Sizlere bir aforizmamla bu durumu anlatacak olursam:

"Bilginin arkesi semboldür" derim.

Zaman, kendi içinde devinim ve dönüşüm yapan, referans noktası olarak, aynı şekilde tekrar ve miktarlarla yaşayan bir olgudur.

İnsan ise, bunların tamamından etki alan ve eden pozisyondadır.

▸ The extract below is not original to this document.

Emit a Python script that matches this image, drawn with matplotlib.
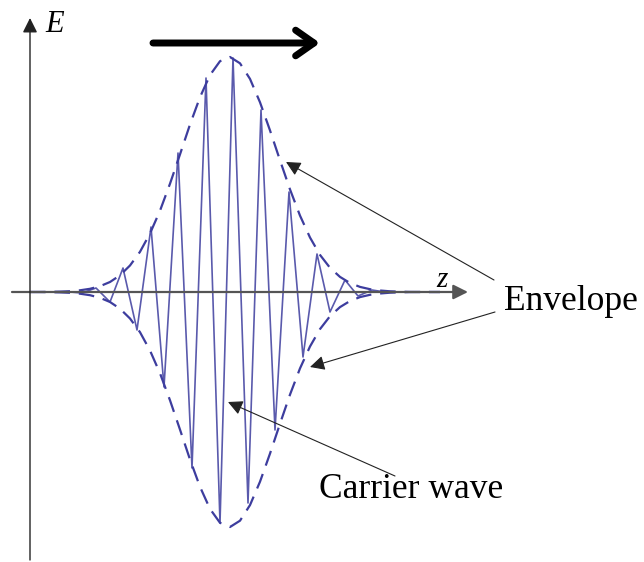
import matplotlib
matplotlib.use('Agg')
import matplotlib.pyplot as plt

# carrier wave vertices (z, E)
carrier_z = [28, 70, 82, 96, 110, 123, 137, 151, 164, 178, 192, 206, 220, 233,
             248, 261, 275, 289, 303, 317, 330, 345, 358, 372, 385, 427]
carrier_e = [0, 0, -1, 4, -10, 24, -38, 65, -95, 139, -176, 214, -231, 234,
             -211, 182, -138, 100, -65, 38, -20, 12, -4, 2, 0, 0]

# envelope samples (z, |E|), every 10 units from z = 30
env_z = list(range(30, 450, 10))
env_e = [0, 0.1, 0.2, 0.4, 0.8, 1.7, 3.2, 5.8, 10.0, 16.7, 26.5, 40.2, 58.5,
         81.3, 108.3, 137.6, 167.5, 194.8, 216.9, 230.8, 235, 228.7, 213.1,
         189.7, 161.6, 131.7, 102.6, 76.4, 54.5, 37.1, 24.2, 15.1, 9.0, 5.1,
         2.8, 1.5, 0.7, 0.35, 0.1, 0, 0, 0]

BLUE = '#3d3d9e'
SERIF = ['Liberation Serif', 'DejaVu Serif']

fig = plt.figure(figsize=(6.44, 5.62), dpi=100)
ax = fig.add_axes([0, 0, 1, 1])
ax.set_xlim(0, 644)
ax.set_ylim(-270, 292)
ax.axis('off')

# axes with arrows
ax.annotate('', xy=(468, 0), xytext=(12, 0),
            arrowprops=dict(arrowstyle='-|>', color='#555555', lw=1.6,
                            mutation_scale=22, shrinkA=0, shrinkB=0))
ax.annotate('', xy=(30, 274), xytext=(30, -268),
            arrowprops=dict(arrowstyle='-|>', color='#222222', lw=1.0,
                            mutation_scale=22, shrinkA=0, shrinkB=0))

ax.plot(carrier_z, carrier_e, color=BLUE, lw=1.2, alpha=0.85)
ax.plot(env_z, env_e, color=BLUE, lw=1.6, dashes=(7, 4))
ax.plot(env_z, [-v for v in env_e], color=BLUE, lw=1.6, dashes=(7, 4))

# direction of travel
ax.annotate('', xy=(320, 249), xytext=(153, 249),
            arrowprops=dict(arrowstyle='->,head_length=0.6,head_width=0.42',
                            color='black', lw=5, mutation_scale=22,
                            shrinkA=0, shrinkB=0))

ax.text(45, 268, 'E', fontsize=22, style='italic', family=SERIF,
        ha='left', va='center')
ax.text(436, 12, 'z', fontsize=21, style='italic', family=SERIF,
        ha='left', va='center')
ax.text(504, -10, 'Envelope', fontsize=25.5, family=SERIF,
        ha='left', va='center')
ax.text(319, -198, 'Carrier wave', fontsize=25.5, family=SERIF,
        ha='left', va='center')

ann = dict(arrowstyle='-|>', color='#222222', lw=0.8, mutation_scale=22,
           shrinkA=0, shrinkB=0)
ax.annotate('', xy=(286, 130), xytext=(494, 12), arrowprops=ann)
ax.annotate('', xy=(310, -75), xytext=(495, -20), arrowprops=ann)
ax.annotate('', xy=(228, -110), xytext=(395, -184), arrowprops=ann)

fig.savefig('out.png', dpi=100)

Bu etkiler, her daim bütüne hizmet eder.

Bu yazıyı okurken, kendinize ve bütüne nasıl hizmet ettiğiniz, geçmişten neler getirdiğiniz ve geleceğe neler aktarmak istediğinizi kısa bir süre dahi olsa düşünmenizi arzu ederim.

Çünkü siz; "düşünceleri üzerine düşünebilen" bir varlıksınız. Toplumsal ve dünyevi gerçekliklerin sizi etkilediği gibi, sizin düşünce ve davranışlarınız toplum ve tüm kainatı etkilemektedir. Her şey birbiri ile bütünlük içinde tüm zamanlarda tezahür etmektedir.

Eril güçler gökyüzünde çarpışmaktadır.

Daima anımsamanızı arzu ederim ki,

"Sevginin gücü ve hakimiyeti her şeyin üzerindedir ve her şeyin üstesinden gelebilir."